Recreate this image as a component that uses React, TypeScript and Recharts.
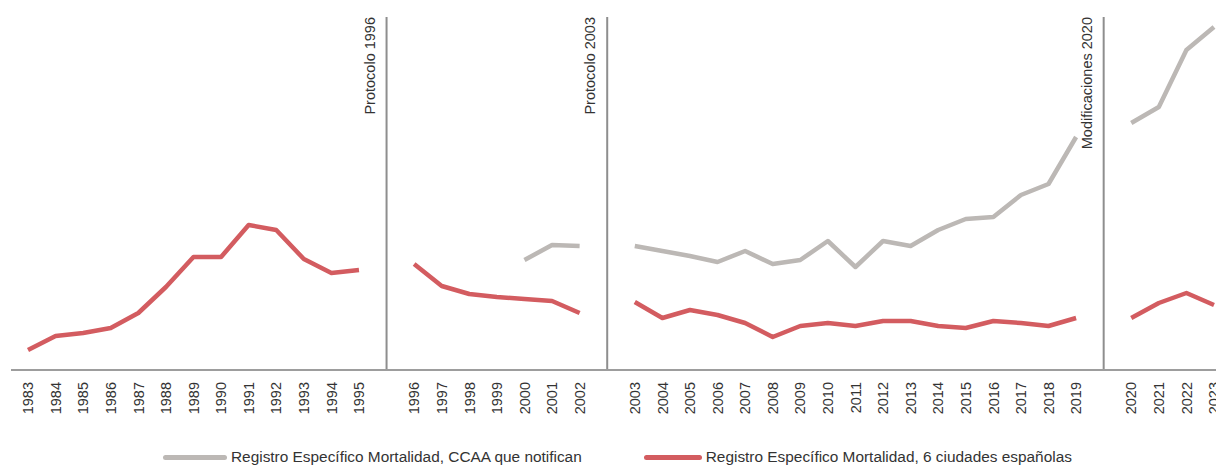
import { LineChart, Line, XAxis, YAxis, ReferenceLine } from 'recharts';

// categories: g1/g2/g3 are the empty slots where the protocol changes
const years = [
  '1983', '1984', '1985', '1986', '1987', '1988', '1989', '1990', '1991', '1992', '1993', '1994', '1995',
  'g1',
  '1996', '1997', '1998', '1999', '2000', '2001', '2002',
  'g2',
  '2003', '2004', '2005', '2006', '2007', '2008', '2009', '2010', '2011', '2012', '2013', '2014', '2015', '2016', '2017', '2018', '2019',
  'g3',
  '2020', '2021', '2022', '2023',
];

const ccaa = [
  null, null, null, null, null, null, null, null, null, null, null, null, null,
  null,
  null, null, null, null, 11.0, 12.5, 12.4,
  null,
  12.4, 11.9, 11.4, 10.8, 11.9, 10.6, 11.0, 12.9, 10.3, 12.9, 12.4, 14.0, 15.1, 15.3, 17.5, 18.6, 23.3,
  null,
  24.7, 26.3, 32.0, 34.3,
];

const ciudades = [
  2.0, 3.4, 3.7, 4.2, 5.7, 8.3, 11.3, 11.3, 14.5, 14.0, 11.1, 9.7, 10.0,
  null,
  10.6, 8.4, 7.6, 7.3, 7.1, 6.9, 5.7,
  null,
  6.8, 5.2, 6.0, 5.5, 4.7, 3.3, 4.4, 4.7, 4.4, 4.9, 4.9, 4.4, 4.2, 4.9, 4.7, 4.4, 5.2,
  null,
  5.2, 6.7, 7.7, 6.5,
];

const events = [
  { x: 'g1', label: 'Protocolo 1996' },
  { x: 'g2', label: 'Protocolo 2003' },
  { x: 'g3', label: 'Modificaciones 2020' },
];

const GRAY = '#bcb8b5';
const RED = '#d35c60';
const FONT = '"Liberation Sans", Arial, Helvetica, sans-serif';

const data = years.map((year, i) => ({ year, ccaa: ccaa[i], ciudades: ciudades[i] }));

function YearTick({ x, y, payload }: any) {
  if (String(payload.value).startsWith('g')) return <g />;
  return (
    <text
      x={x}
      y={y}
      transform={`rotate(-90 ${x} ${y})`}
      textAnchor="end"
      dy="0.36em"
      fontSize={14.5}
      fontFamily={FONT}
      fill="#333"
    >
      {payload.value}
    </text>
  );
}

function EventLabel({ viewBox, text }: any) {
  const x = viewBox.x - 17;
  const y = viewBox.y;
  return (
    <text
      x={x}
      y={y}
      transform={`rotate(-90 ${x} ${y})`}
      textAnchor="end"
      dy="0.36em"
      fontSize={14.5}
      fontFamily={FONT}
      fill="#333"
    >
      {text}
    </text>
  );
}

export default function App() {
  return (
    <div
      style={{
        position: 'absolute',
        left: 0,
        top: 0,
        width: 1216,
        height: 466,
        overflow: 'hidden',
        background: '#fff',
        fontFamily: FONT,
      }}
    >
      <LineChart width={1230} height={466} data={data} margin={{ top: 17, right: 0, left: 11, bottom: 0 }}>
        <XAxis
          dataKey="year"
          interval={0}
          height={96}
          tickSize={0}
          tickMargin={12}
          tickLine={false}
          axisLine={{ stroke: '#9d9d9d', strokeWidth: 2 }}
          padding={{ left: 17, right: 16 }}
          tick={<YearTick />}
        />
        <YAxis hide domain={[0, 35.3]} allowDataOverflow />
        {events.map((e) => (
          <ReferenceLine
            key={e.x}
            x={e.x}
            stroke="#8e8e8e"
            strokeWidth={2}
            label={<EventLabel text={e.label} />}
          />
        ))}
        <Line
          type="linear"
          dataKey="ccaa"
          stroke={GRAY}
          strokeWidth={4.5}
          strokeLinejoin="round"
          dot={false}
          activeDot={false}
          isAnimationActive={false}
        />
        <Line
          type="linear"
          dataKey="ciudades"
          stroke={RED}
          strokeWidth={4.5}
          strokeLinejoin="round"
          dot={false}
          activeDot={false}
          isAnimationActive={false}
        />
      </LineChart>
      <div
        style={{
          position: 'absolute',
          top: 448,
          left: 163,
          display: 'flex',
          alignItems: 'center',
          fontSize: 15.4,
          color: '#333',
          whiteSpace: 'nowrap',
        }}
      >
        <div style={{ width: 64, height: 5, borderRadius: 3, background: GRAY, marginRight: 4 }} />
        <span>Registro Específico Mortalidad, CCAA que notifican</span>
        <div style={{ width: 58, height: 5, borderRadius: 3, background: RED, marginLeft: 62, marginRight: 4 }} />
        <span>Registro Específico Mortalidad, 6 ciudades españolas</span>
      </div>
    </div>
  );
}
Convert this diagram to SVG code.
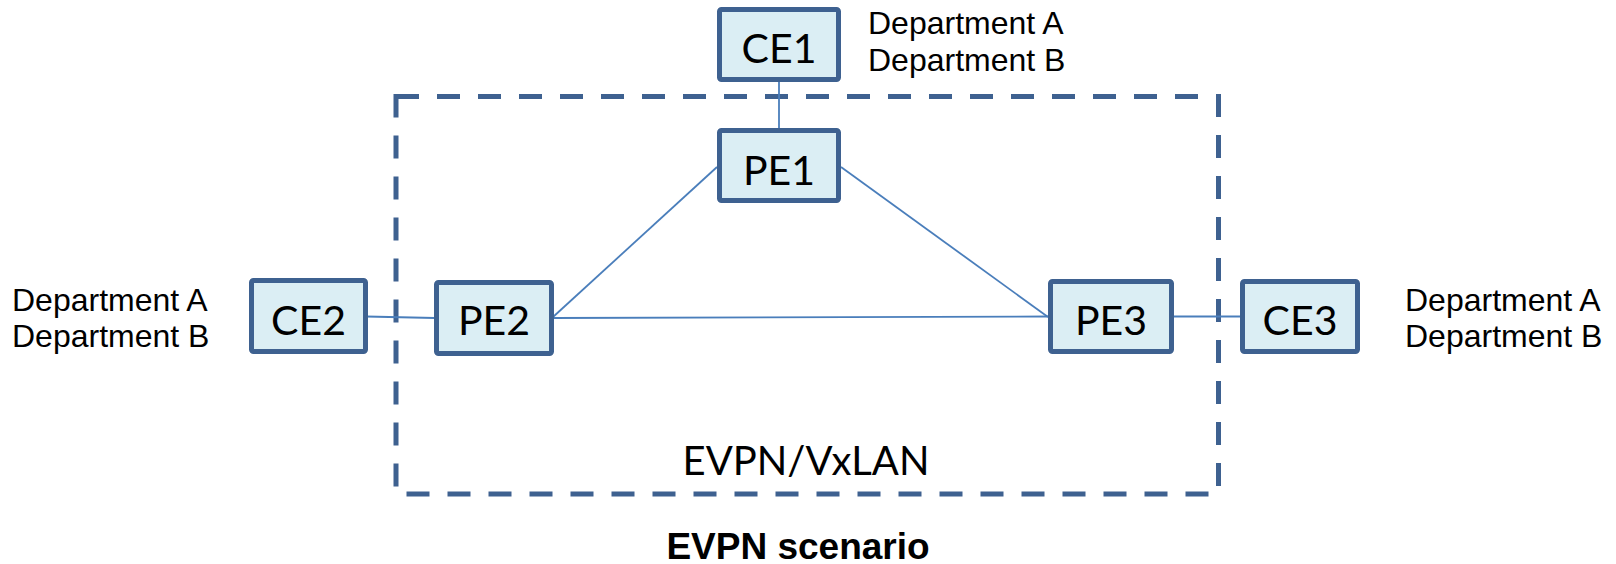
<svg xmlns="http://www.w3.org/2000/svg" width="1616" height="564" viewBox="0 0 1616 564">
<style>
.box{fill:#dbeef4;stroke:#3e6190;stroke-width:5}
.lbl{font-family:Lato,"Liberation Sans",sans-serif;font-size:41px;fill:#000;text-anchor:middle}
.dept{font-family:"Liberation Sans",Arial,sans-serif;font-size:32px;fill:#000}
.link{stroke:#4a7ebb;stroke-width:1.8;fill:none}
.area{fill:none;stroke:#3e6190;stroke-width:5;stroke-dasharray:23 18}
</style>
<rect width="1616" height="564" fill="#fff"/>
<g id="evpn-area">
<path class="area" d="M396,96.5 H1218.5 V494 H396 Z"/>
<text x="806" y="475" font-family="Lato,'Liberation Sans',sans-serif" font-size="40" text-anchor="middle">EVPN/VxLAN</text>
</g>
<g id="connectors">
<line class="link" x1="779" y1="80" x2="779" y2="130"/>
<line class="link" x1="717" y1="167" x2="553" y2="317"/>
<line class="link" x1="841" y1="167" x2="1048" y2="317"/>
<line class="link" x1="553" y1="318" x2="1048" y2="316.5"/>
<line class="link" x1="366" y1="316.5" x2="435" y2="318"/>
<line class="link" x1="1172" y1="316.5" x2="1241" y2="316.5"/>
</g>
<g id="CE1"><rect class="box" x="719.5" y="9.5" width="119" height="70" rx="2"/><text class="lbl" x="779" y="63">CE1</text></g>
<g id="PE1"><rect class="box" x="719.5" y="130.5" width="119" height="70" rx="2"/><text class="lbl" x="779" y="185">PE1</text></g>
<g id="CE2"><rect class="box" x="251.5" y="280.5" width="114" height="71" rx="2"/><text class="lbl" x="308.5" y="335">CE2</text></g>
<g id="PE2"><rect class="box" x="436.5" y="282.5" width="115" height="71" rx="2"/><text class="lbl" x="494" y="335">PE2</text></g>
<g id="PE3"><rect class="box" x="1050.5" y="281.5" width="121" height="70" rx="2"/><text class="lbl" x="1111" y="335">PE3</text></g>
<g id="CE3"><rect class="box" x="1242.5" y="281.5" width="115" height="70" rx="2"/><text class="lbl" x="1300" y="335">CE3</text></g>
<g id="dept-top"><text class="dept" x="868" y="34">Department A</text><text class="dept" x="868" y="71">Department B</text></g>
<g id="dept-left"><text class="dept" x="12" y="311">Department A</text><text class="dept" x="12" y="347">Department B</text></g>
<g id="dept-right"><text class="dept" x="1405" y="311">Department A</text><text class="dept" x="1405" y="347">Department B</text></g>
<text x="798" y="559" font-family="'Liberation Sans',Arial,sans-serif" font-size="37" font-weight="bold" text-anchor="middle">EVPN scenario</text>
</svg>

» **Set exercise**: Write out exactly the lines between the start of the data and the line with "XAxis, YAxis, ReferenceLine", including both, but none of the pictures.

» **Task result**:
Recreate this image as a component that uses React, TypeScript and Recharts.
import { LineChart, Line, XAxis, YAxis, ReferenceLine } from 'recharts';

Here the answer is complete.